After that shot, with eyes narrowed and breathing slowed, Detroit Slim briefly checked the 8.  It was still set up for an easy shot in front of the left corner pocket; if he misses, it's a slam-dunk for Basement Fats.  But there was that pesky 2 down by the right corner pocket and the  cue ball was at the opposite end.  Again, there was only one possibility, a long-range shot off the far bank and back to the right-corner pocket.  And, wonder of wonders, that's exactly what he did.

Fats and I howled -- he in despair, me in exultation.  Then Detroit Slim, who'd brought the cue ball back to the 8, plooked it in almost anti-climactically, game-set-match. 
Entrance is through the back door
Unbelievable finish. There was nothing left to do but high-five and, bidding Janice a raucous farewell, we left with the roar of the crowd (well, us) ringing in our ears.

And I could end it here and and should, except ...

... After I got home, the wife and I went to visit our neighbors. They're in their 80s. She's dying, rather unexpectedly.  Maybe it sounds silly to say "unexpectedly" at that age, although what age isn't it unexpected?    At least to the person?

But it came on suddenly.  A week earlier, she was fine.  I guess that's what happens after so many years.  Like my grandfather said, facing his own demise, "The body's a machine.  It wears out."

The hospital discharged her so she could die at home surrounded by loved ones.  She was in a hospital bed by the patio door so she could watch TV and also see their backyard and the wildlife -- deer, turkeys, rabbits, squirrels -- they loved to watch. We were in their day room along with their daughter and son and his wife and two grandkids.

Next to her was her husband.  The kids bought him a lounge chair so he could sit and sleep alongside her.  They told me that other than necessary functions he hadn't left her side since she got home.  She was so weak she couldn't lift her head but he reached out for her hand and she reached for his; two wizened hands scrabbling across a white sheet for the comfort of each other, they connected and held hands through our visit.

And I got to thinking about this scene and Janice having to explain about her place being "gay-friendly" and "diverse," code for people of every stripe and color being welcome, of the unfortunate necessity to have to thus label it and I hope every bar is gay, or mostly gay, that is, a place where you have a good time.  Where you can be happy and gay -- "gay" as in the Christmas sense.

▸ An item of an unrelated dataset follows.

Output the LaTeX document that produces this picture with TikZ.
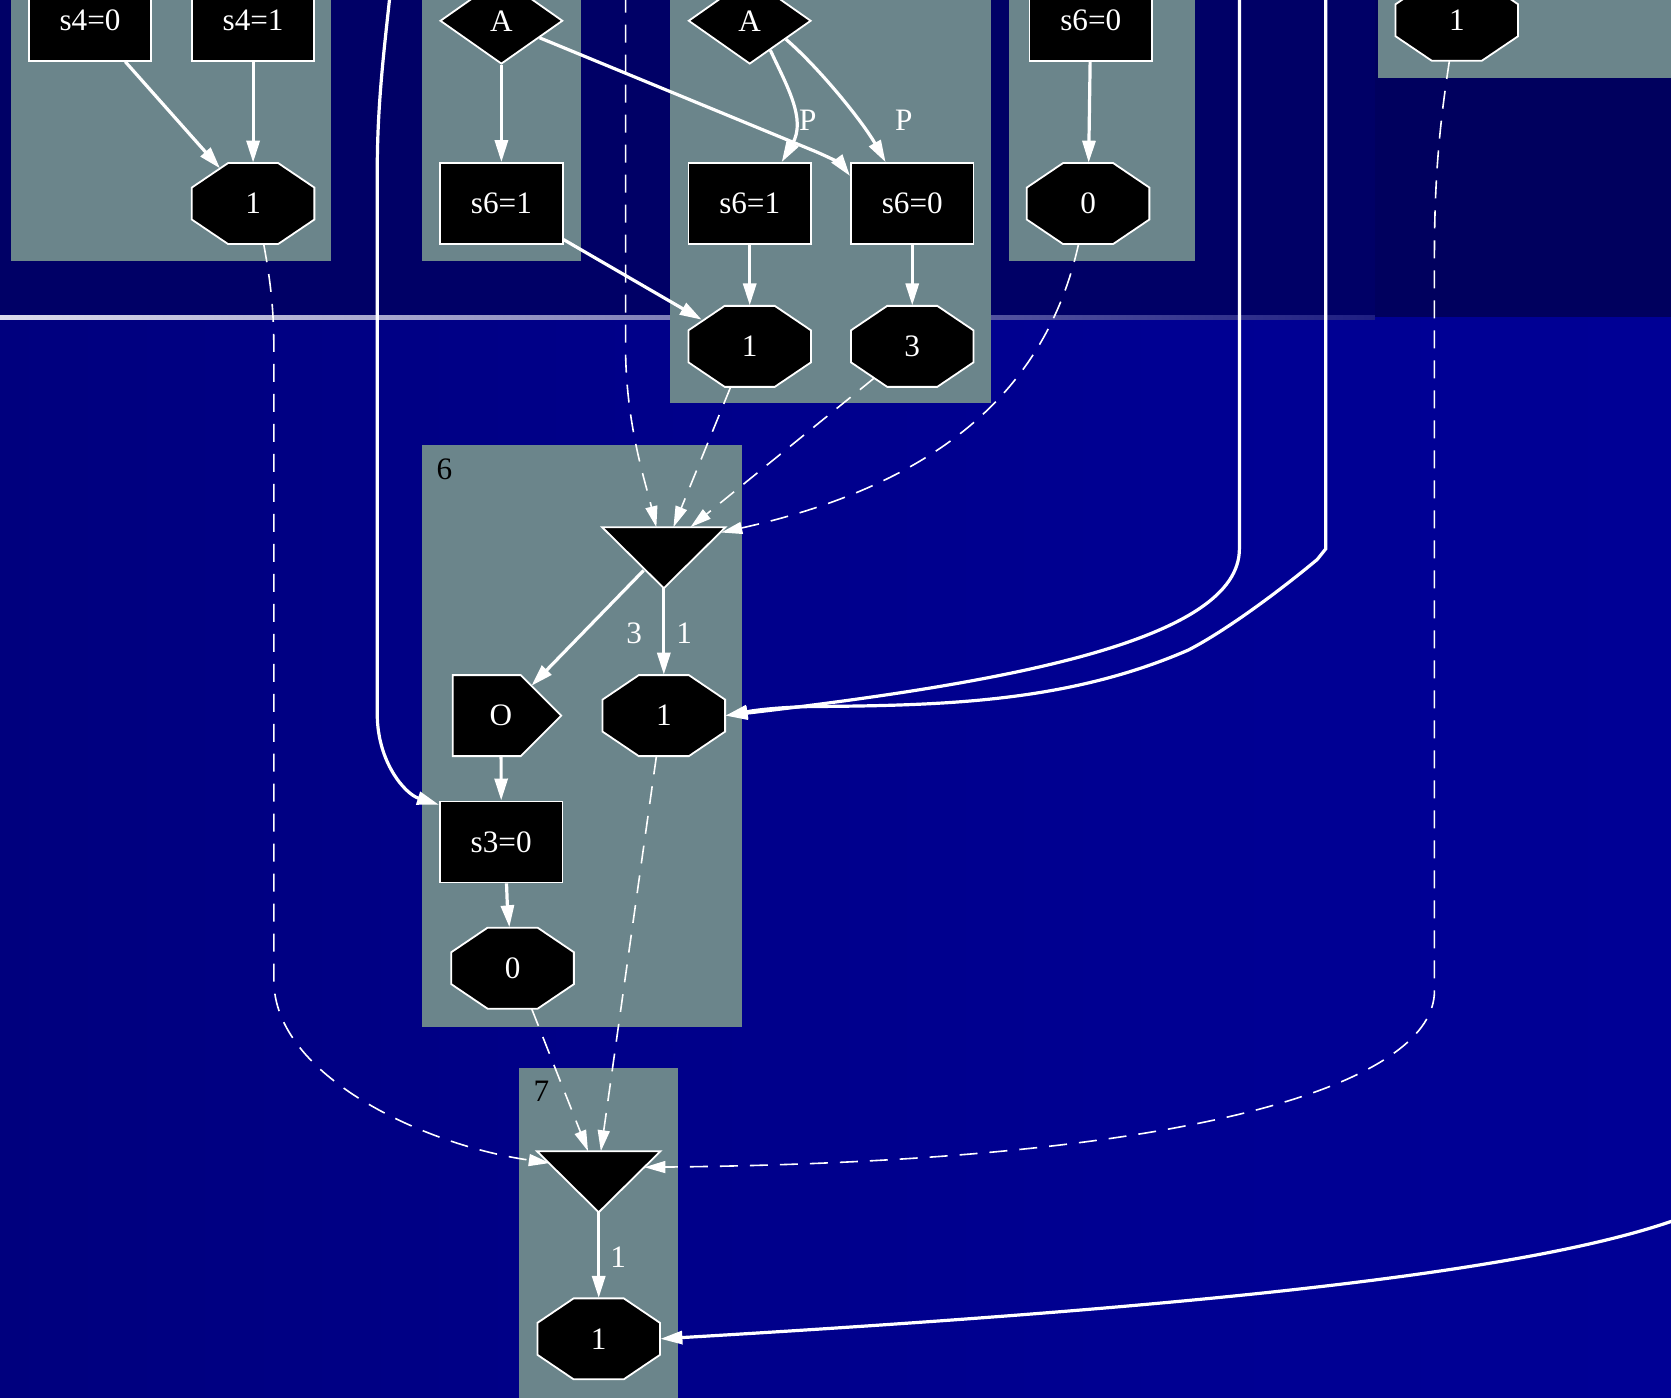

So I think of my neighbors and the love they share and I think of the terrorist dinks in the world who would harm us, and the troubles that beset us -- economy, energy, environment, etc. and the haters out there. And in the end, life is so short.  In the end, there's no room for hate. All we have is one another. In the end, it's two hands reaching across a white sheet -- for validation as human, to know you're not alone.

And I never did get that damn Howdy Doody marionette.

  The particulars:
  Malickey's Pub
  501 S. Madison at 16th

1 comment:

Jim said...

Thanks for the memories. I used to deliver the BC Times to this bar. On Saturday afternoons, I could always count on Grandma Isabel, or Uncle Feathers to treat me to a pop and a bag of chips. The bar used to be named after Uncle Feathers. Hence the name - Feather's Bar.